年功序列や終身雇用など、日本企業の成長を支えた仕組みにも大きな影響を受けているため、彼らは、現代の若手と価値観が大きく異なります。この世代は、現在では経営層に進出しています。
改めて、3つの世代的価値観をまとめると、以下のようになります。
①「ミレニアル世代」中盤以降の若い層から「Z世代」までの若手……日本の低成長だけを経験し、会社に過度な期待をしない
②「就職氷河期世代」から「ミレニアル世代」中盤あたりまでの中間管理職やマネージャー……失われた20年(もしくは30年)を過ごし、価値観が多様
③「バブル世代」の経営層……成長が約束され、答えは経営者が知っていると信じている
世代間ギャップを乗り越え、
企業を生まれ変わらせよう
単純化して表現すれば、現在は③の世代が経営し、②の世代が中間管理職を担い、①の世代が若手として働いている、という構造です。3つの異なる価値観が混じり合っている職場がそこかしこにあるのが、現代日本です。
しかも、国別の労働人口の分布と比較すると、日本には特徴的な点があります。それは、①の世代の人口がとても少ないということです(ちなみに世界的に見ると労働の担い手のボリュームゾーンは、日本とは逆で①になります)。
彼らの人数が少ないと、何が起こるのか。②や③の声が大きくなり、若手の声が組織風土に反映されにくくなってしまいます。それでは、組織は変わりません。
異なる価値観が混在していれば、考え方の違いによる衝突も起こりやすくなります。マネジメント上の課題も噴出します。日本企業は、ここに対応していかなければなりません。
おそらく、①の人数が少ないという社会課題は遅かれ早かれ、これから多くの国々が経験します。日本はある意味で、課題先進国でもあるわけです。
日本企業が、世界でもユニークで、他国から「まねをしたい」と思われるようになるには、このタイミングで、当たり前とされていたマネジメント手法をガラリと変える必要があります。そこで大いに役立つのが、心理的安全性を高めることです。
心理的安全性を担保する上で、世代間ギャップを乗り越えることは必須条件になります。ギャップをギャップのままにしてしまえば、世代を超えて、何でも言い合えるような風土は作れません。
その点、『心理的安全性を高めるリーダーの声かけベスト100』が示す実践方法は、そのまま世代が要因となる社内の対立を「ヘルシーコンフリクト」(健全な対立)に変える方法論になっています。
ぜひ、世代的な課題の処方箋としても『心理的安全性を高めるリーダーの声かけベスト100』を活用してください。

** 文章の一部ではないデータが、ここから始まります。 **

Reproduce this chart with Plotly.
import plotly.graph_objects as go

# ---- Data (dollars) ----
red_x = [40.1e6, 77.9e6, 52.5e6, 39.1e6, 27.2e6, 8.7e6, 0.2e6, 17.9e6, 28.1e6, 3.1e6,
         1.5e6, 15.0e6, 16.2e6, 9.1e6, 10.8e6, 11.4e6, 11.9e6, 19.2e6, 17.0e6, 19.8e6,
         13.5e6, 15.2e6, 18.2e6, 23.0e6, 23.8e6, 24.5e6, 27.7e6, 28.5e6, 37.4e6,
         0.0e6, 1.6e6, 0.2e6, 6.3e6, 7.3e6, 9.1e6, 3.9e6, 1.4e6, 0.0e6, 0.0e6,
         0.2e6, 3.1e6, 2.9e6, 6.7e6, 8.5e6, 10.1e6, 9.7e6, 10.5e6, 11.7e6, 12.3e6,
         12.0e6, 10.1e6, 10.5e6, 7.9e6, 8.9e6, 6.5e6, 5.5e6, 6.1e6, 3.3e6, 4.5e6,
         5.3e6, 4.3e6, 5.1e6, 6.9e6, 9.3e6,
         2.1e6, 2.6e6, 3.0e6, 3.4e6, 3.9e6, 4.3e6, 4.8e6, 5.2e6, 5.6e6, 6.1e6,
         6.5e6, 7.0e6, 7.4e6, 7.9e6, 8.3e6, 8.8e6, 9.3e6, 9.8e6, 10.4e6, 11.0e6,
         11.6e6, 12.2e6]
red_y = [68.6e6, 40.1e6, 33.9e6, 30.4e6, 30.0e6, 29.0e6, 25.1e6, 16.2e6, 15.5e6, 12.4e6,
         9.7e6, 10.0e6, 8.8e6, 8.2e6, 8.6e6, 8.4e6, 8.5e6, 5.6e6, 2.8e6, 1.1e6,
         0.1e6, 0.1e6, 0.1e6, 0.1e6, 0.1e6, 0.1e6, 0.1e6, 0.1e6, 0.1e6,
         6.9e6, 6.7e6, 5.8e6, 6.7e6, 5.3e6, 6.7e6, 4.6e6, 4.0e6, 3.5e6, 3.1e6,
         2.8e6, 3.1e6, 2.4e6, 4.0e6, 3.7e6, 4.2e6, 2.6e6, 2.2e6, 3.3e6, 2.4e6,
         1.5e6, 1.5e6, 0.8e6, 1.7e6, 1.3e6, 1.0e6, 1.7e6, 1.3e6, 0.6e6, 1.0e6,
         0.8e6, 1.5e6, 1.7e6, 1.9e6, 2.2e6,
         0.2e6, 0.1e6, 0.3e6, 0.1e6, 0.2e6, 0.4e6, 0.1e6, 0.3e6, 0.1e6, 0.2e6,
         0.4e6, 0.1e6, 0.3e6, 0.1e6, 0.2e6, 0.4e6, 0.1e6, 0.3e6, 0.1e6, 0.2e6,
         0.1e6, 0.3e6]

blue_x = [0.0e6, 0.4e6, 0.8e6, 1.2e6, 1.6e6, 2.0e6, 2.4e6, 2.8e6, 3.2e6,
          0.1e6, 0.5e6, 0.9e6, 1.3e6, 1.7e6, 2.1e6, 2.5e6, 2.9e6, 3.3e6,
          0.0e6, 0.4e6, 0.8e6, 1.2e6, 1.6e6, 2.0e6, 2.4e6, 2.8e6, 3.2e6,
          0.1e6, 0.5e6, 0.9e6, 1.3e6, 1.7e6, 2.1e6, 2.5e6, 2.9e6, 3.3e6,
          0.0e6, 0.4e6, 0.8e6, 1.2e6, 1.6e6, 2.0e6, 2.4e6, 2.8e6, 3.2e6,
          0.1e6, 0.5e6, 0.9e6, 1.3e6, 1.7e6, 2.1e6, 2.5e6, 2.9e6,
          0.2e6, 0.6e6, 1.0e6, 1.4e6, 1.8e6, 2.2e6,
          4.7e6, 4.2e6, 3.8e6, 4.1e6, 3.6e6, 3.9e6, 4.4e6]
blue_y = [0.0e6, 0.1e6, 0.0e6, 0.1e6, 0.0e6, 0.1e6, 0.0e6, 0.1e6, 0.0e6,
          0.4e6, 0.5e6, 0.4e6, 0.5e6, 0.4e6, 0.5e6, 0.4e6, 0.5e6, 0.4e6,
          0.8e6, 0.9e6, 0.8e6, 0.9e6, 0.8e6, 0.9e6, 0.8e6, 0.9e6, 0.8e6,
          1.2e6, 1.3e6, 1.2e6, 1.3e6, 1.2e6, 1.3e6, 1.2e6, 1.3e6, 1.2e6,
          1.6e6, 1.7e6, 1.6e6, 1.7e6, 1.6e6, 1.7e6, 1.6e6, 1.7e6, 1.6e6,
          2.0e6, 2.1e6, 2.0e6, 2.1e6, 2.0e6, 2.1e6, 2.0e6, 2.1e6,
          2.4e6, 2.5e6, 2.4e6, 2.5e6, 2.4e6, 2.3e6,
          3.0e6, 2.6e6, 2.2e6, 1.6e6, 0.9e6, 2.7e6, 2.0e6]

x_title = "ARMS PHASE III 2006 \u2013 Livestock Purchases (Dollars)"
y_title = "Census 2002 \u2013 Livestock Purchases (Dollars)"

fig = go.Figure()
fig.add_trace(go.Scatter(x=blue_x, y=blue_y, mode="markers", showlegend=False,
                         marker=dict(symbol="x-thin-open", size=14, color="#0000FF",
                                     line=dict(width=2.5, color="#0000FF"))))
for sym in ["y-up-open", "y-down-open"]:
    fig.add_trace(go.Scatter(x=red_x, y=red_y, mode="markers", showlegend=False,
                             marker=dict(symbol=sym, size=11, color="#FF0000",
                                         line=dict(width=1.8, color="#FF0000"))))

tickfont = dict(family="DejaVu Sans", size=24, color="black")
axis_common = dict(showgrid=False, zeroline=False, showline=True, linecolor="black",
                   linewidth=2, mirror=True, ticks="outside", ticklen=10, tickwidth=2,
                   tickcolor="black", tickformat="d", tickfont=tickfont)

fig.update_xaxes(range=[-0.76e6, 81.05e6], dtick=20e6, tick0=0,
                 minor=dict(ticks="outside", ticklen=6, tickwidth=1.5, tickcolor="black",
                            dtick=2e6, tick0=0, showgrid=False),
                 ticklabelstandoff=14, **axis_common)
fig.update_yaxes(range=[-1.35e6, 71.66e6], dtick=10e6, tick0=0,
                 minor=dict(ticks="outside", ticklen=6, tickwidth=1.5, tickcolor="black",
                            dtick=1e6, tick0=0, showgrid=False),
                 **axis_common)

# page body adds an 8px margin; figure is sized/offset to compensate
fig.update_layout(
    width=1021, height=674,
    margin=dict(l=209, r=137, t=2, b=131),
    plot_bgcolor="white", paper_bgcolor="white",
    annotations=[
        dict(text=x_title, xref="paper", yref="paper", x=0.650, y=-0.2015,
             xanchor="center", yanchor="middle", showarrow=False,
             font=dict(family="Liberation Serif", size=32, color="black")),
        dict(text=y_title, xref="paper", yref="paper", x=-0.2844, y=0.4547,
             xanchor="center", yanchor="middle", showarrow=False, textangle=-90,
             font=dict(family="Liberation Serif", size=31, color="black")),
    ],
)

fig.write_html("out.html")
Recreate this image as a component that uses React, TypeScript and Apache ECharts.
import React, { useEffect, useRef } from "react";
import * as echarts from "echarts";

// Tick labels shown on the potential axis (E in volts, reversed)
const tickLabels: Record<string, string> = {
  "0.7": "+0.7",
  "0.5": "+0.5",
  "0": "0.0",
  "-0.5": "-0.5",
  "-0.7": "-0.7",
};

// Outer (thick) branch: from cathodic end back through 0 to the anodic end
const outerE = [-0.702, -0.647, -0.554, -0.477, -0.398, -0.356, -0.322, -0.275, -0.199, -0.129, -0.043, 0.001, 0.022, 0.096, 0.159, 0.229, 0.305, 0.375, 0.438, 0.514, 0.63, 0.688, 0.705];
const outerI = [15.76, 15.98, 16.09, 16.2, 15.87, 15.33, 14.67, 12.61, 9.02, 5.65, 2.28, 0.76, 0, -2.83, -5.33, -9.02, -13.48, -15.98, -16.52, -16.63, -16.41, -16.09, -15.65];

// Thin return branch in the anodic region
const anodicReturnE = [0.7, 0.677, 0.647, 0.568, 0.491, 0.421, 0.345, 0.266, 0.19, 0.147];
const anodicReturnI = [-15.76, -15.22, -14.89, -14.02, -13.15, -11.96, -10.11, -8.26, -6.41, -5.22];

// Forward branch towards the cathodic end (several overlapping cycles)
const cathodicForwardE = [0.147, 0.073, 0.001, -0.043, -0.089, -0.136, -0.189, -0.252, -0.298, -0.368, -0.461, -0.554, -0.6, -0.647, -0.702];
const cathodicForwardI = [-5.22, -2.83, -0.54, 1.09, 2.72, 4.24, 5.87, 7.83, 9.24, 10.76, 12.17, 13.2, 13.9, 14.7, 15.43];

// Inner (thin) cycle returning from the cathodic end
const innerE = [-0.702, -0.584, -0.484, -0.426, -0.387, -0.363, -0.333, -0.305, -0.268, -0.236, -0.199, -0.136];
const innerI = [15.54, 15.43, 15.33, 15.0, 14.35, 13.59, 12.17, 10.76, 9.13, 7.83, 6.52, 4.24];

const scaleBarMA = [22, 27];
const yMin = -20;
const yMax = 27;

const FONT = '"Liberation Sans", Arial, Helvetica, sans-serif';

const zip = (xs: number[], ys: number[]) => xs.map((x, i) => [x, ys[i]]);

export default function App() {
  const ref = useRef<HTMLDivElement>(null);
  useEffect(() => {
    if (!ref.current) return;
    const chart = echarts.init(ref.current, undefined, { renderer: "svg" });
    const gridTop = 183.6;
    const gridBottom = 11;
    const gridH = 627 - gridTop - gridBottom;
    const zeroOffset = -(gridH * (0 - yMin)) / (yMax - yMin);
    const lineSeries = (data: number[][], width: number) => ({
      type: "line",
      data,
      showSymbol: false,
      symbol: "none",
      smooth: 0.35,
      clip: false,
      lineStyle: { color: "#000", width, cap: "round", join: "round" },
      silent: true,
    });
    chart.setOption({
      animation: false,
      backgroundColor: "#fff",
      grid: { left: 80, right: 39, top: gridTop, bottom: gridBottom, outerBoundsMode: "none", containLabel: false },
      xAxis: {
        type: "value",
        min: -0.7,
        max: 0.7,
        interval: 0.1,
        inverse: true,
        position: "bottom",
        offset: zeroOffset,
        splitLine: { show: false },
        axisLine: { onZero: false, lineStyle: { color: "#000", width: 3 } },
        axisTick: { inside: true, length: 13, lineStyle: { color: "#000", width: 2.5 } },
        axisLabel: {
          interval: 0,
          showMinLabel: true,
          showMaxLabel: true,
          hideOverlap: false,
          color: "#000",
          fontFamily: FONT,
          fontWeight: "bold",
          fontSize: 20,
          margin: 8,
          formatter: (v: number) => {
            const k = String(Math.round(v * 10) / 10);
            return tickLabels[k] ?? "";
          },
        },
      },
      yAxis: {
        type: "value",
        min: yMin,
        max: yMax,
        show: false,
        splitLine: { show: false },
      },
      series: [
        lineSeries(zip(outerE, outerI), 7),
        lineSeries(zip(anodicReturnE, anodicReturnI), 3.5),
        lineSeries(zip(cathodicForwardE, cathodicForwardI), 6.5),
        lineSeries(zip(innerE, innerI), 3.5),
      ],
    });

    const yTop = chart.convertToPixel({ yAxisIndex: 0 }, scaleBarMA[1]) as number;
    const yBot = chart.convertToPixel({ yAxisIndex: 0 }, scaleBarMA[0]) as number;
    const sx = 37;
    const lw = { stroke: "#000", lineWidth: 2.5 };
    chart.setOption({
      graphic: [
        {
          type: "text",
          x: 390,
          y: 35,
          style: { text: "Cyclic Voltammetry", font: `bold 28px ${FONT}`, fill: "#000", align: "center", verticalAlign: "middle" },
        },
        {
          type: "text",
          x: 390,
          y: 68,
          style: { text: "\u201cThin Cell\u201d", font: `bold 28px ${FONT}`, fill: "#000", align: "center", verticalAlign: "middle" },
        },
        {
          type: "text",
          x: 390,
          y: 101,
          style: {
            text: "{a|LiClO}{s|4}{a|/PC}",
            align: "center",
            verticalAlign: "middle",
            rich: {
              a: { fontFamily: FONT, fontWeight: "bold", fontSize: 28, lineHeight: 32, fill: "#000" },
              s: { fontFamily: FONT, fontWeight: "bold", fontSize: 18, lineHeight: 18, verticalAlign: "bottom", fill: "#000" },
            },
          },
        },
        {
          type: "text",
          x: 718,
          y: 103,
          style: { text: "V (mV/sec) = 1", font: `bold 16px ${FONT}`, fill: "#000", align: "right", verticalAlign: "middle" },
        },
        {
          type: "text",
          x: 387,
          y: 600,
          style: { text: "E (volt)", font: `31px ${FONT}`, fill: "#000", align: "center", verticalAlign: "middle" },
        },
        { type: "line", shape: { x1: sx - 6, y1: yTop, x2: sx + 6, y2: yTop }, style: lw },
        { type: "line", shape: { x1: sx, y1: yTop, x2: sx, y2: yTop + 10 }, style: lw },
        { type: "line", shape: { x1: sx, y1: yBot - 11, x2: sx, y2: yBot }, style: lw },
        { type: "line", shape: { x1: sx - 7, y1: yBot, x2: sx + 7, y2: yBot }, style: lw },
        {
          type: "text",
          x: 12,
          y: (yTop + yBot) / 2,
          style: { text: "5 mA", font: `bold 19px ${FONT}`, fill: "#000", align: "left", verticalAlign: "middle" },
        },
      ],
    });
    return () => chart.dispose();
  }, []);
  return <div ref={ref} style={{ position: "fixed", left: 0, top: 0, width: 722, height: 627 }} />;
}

心理的安全性を高める「声かけ」を通じて、組織のパフォーマンスや従業員のエンゲージメントを高め、世界に先んじて労働環境の課題を克服する。少し大げさなようですが、日本を生まれ変わらせるための実践書が、『心理的安全性を高めるリーダーの声かけベスト100』です。
さあ、新しい日本企業へ生まれ変わりましょう。